**INSTRUCTIONS FOR THE TASK**
Return the material exactly, first line through the line containing "marcos_y = [1322]", and nothing more. Pictures stay out.

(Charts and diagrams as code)
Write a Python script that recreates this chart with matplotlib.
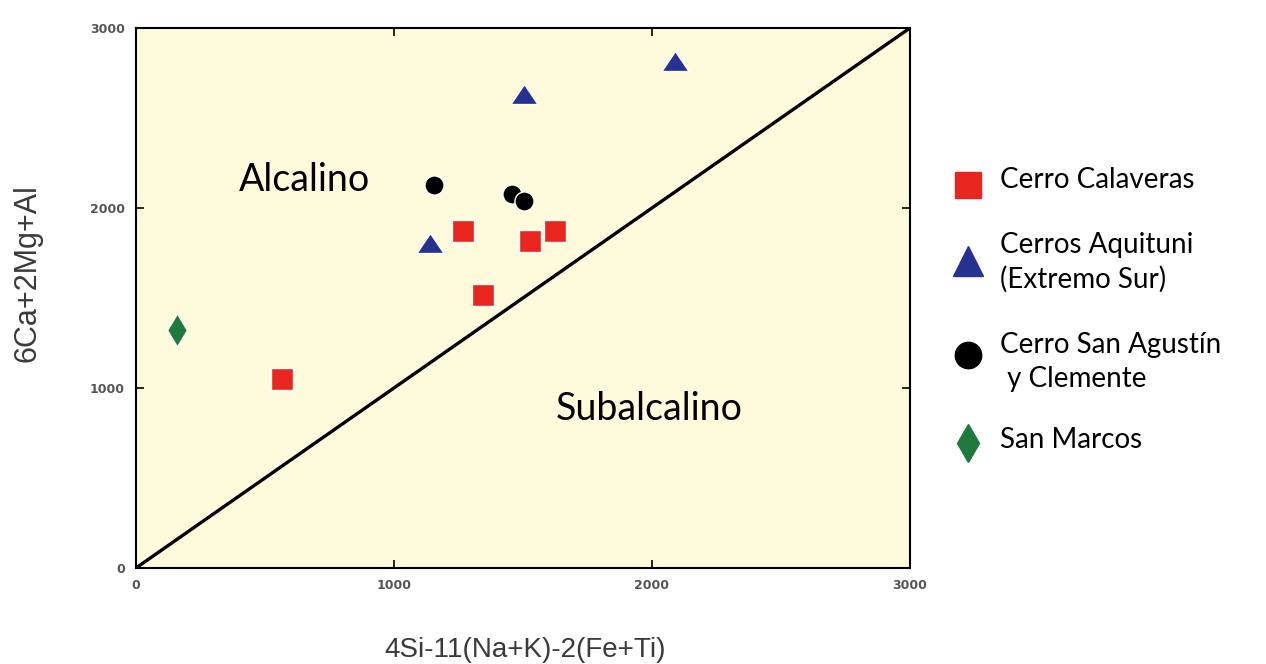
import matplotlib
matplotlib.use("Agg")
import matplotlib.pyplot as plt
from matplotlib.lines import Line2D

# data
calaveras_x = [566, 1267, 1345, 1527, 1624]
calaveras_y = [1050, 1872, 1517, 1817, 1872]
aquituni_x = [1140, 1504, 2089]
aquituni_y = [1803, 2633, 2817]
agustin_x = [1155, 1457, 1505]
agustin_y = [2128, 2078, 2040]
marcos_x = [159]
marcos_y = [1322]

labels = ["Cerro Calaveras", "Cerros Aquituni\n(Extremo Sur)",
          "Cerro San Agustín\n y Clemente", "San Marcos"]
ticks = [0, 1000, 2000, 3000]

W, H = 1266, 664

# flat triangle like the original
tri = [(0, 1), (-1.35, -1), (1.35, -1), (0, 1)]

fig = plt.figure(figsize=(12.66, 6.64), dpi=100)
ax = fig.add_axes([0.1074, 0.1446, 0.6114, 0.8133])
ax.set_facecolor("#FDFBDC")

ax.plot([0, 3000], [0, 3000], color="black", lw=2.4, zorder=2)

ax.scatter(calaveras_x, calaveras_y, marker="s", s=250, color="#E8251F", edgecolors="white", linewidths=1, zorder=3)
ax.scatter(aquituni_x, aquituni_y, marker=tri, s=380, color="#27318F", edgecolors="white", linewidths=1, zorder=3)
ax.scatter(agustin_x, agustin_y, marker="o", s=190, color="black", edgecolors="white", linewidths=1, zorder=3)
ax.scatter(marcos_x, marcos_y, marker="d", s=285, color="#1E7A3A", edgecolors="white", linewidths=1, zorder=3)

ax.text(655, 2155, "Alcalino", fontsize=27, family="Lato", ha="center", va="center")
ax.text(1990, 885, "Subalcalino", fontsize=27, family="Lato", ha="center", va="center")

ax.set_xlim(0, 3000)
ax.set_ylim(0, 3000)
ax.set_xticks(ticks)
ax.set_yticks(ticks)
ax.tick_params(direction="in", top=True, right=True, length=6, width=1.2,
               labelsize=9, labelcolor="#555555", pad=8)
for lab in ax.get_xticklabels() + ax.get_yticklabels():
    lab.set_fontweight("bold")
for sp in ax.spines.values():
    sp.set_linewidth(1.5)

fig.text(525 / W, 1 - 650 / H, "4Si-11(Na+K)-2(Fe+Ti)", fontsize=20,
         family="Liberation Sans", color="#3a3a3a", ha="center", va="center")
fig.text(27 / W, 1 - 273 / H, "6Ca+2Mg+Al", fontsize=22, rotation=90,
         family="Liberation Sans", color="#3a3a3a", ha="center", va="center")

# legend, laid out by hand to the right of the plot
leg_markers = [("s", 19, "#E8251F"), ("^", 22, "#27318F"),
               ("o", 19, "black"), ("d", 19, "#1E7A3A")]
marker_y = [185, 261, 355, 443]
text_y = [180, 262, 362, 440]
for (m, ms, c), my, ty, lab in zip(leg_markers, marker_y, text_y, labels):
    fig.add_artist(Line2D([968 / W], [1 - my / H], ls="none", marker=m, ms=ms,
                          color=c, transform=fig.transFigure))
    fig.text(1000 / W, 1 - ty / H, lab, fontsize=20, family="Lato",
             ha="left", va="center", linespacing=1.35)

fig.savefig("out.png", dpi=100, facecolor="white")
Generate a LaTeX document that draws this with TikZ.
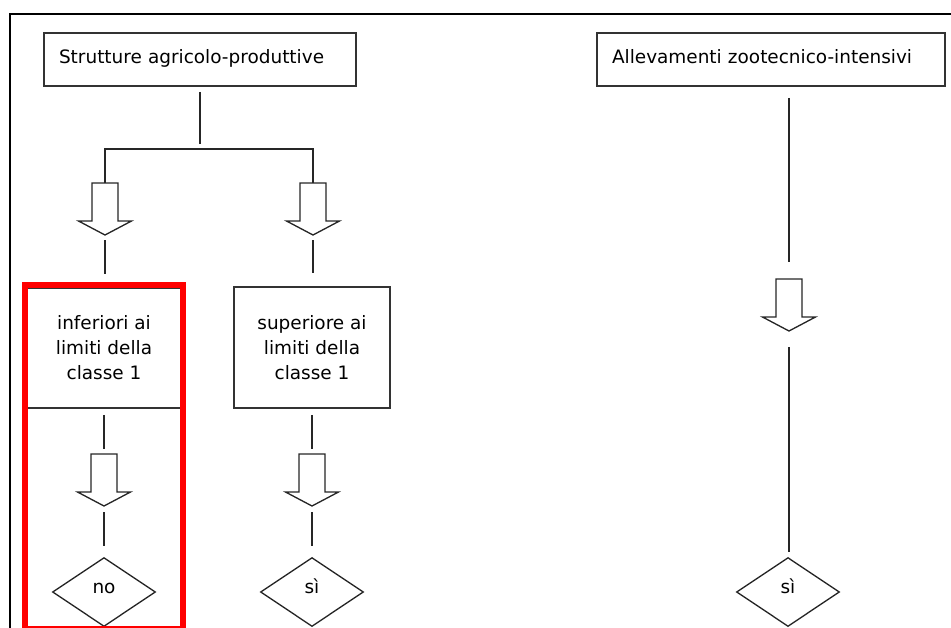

**ANSWER**
Write a Python script that recreates this chart with matplotlib.
import matplotlib
matplotlib.use("Agg")
import matplotlib.pyplot as plt
from matplotlib.lines import Line2D

# data
calaveras_x = [566, 1267, 1345, 1527, 1624]
calaveras_y = [1050, 1872, 1517, 1817, 1872]
aquituni_x = [1140, 1504, 2089]
aquituni_y = [1803, 2633, 2817]
agustin_x = [1155, 1457, 1505]
agustin_y = [2128, 2078, 2040]
marcos_x = [159]
marcos_y = [1322]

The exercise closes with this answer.